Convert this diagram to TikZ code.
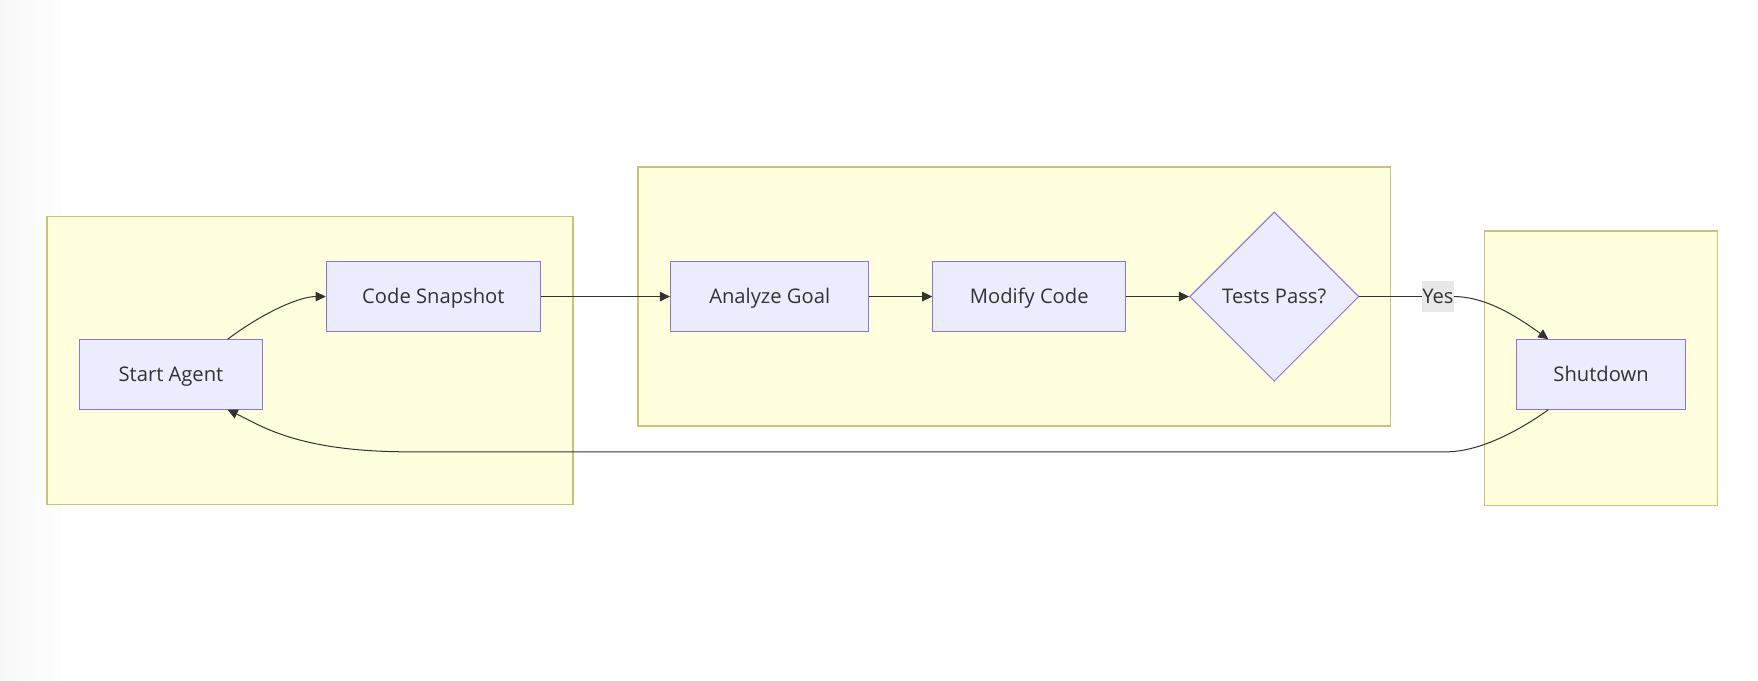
\documentclass[tikz,border=0pt]{standalone}
\usepackage{fontspec}
\setmainfont{Open Sans}
\usetikzlibrary{shapes.geometric,arrows.meta,calc}
\definecolor{clfill}{HTML}{FFFFDE}
\definecolor{clline}{HTML}{C4C47A}
\definecolor{ndfill}{HTML}{ECECFF}
\definecolor{ndline}{HTML}{9370DB}
\definecolor{ink}{HTML}{333333}
\definecolor{lblbg}{HTML}{E8E8E8}
\pgfdeclarehorizontalshading{edgefade}{100bp}{color(0bp)=(black!4); color(50bp)=(black!1.5); color(100bp)=(white)}
\tikzset{
  cluster/.style={draw=clline,fill=clfill,line width=1.2pt},
  txt/.style={text=ink,font=\fontsize{18}{20}\selectfont,text height=12.8pt,text depth=0pt},
  procbox/.style={draw=ndline,fill=ndfill,line width=0.9pt,rectangle,inner sep=0pt,txt},
  decis/.style={draw=ndline,fill=ndfill,line width=0.9pt,diamond,aspect=1,inner sep=0pt,minimum width=151pt,minimum height=151pt,txt},
  conn/.style={draw=ink,line width=0.9pt,-{Triangle[length=9pt,width=8.5pt]}},
  plain/.style={draw=ink,line width=0.9pt},
  lbl/.style={fill=lblbg,inner sep=0pt,minimum height=27pt,minimum width=27pt,txt}
}
\begin{document}
\begin{tikzpicture}[x=1pt,y=-1pt]
\useasboundingbox (0,0) rectangle (1568,607);
\fill[white] (0,0) rectangle (1568,607);
\shade[shading=edgefade] (0,0) rectangle (55,607);
% clusters
\draw[cluster] (42,193) rectangle (511,450);
\draw[cluster] (569,149) rectangle (1240,380);
\draw[cluster] (1324,206) rectangle (1532,451);
% nodes
\node[procbox,minimum width=163pt,minimum height=62pt] (start) at (152.5,334) {Start Agent};
\node[procbox,minimum width=191pt,minimum height=63pt] (snap) at (386.5,264.5) {Code Snapshot};
\node[procbox,minimum width=177pt,minimum height=63pt] (goal) at (686.5,264.5) {Analyze Goal};
\node[procbox,minimum width=172pt,minimum height=63pt] (modify) at (918,264.5) {Modify Code};
\node[decis] (tests) at (1136.5,264.5) {Tests Pass?};
\node[procbox,minimum width=150pt,minimum height=62pt] (shut) at (1428,334) {Shutdown};
\node[lbl] (yes) at (1282.5,264.5) {Yes};
% connectors
\draw[conn] ($(start.north)+(50.5,0)$) .. controls ($(start.north)+(80,-22)$) and ($(snap.west)+(-25,0)$) .. (snap.west);
\draw[conn] (snap.east) -- (goal.west);
\draw[conn] (goal.east) -- (modify.west);
\draw[conn] (modify.east) -- (tests.west);
\draw[plain] (tests.east) -- (yes.west);
\draw[conn] (yes.east) .. controls ($(yes.east)+(30,0)$) and ($(shut.north)+(-72,-18)$) .. ($(shut.north)+(-47,0)$);
\coordinate (bR) at (1290,403);
\coordinate (bL) at (365,403);
\draw[conn] ($(shut.south)+(-47,0)$) .. controls ($(shut.south)+(-72,18)$) and ($(bR)+(30,0)$) .. (bR) -- (bL) .. controls ($(bL)+(-100,0)$) and ($(start.south)+(80,14)$) .. ($(start.south)+(50.5,0)$);
\end{tikzpicture}
\end{document}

···

§ WHAT IS BEING ASKED
Copy each line above precisely, dropping the pictures.

§ FINISHED TASK
Convert this diagram to TikZ code.
\documentclass[tikz,border=0pt]{standalone}
\usepackage{fontspec}
\setmainfont{Open Sans}
\usetikzlibrary{shapes.geometric,arrows.meta,calc}
\definecolor{clfill}{HTML}{FFFFDE}
\definecolor{clline}{HTML}{C4C47A}
\definecolor{ndfill}{HTML}{ECECFF}
\definecolor{ndline}{HTML}{9370DB}
\definecolor{ink}{HTML}{333333}
\definecolor{lblbg}{HTML}{E8E8E8}
\pgfdeclarehorizontalshading{edgefade}{100bp}{color(0bp)=(black!4); color(50bp)=(black!1.5); color(100bp)=(white)}
\tikzset{
  cluster/.style={draw=clline,fill=clfill,line width=1.2pt},
  txt/.style={text=ink,font=\fontsize{18}{20}\selectfont,text height=12.8pt,text depth=0pt},
  procbox/.style={draw=ndline,fill=ndfill,line width=0.9pt,rectangle,inner sep=0pt,txt},
  decis/.style={draw=ndline,fill=ndfill,line width=0.9pt,diamond,aspect=1,inner sep=0pt,minimum width=151pt,minimum height=151pt,txt},
  conn/.style={draw=ink,line width=0.9pt,-{Triangle[length=9pt,width=8.5pt]}},
  plain/.style={draw=ink,line width=0.9pt},
  lbl/.style={fill=lblbg,inner sep=0pt,minimum height=27pt,minimum width=27pt,txt}
}
\begin{document}
\begin{tikzpicture}[x=1pt,y=-1pt]
\useasboundingbox (0,0) rectangle (1568,607);
\fill[white] (0,0) rectangle (1568,607);
\shade[shading=edgefade] (0,0) rectangle (55,607);
% clusters
\draw[cluster] (42,193) rectangle (511,450);
\draw[cluster] (569,149) rectangle (1240,380);
\draw[cluster] (1324,206) rectangle (1532,451);
% nodes
\node[procbox,minimum width=163pt,minimum height=62pt] (start) at (152.5,334) {Start Agent};
\node[procbox,minimum width=191pt,minimum height=63pt] (snap) at (386.5,264.5) {Code Snapshot};
\node[procbox,minimum width=177pt,minimum height=63pt] (goal) at (686.5,264.5) {Analyze Goal};
\node[procbox,minimum width=172pt,minimum height=63pt] (modify) at (918,264.5) {Modify Code};
\node[decis] (tests) at (1136.5,264.5) {Tests Pass?};
\node[procbox,minimum width=150pt,minimum height=62pt] (shut) at (1428,334) {Shutdown};
\node[lbl] (yes) at (1282.5,264.5) {Yes};
% connectors
\draw[conn] ($(start.north)+(50.5,0)$) .. controls ($(start.north)+(80,-22)$) and ($(snap.west)+(-25,0)$) .. (snap.west);
\draw[conn] (snap.east) -- (goal.west);
\draw[conn] (goal.east) -- (modify.west);
\draw[conn] (modify.east) -- (tests.west);
\draw[plain] (tests.east) -- (yes.west);
\draw[conn] (yes.east) .. controls ($(yes.east)+(30,0)$) and ($(shut.north)+(-72,-18)$) .. ($(shut.north)+(-47,0)$);
\coordinate (bR) at (1290,403);
\coordinate (bL) at (365,403);
\draw[conn] ($(shut.south)+(-47,0)$) .. controls ($(shut.south)+(-72,18)$) and ($(bR)+(30,0)$) .. (bR) -- (bL) .. controls ($(bL)+(-100,0)$) and ($(start.south)+(80,14)$) .. ($(start.south)+(50.5,0)$);
\end{tikzpicture}
\end{document}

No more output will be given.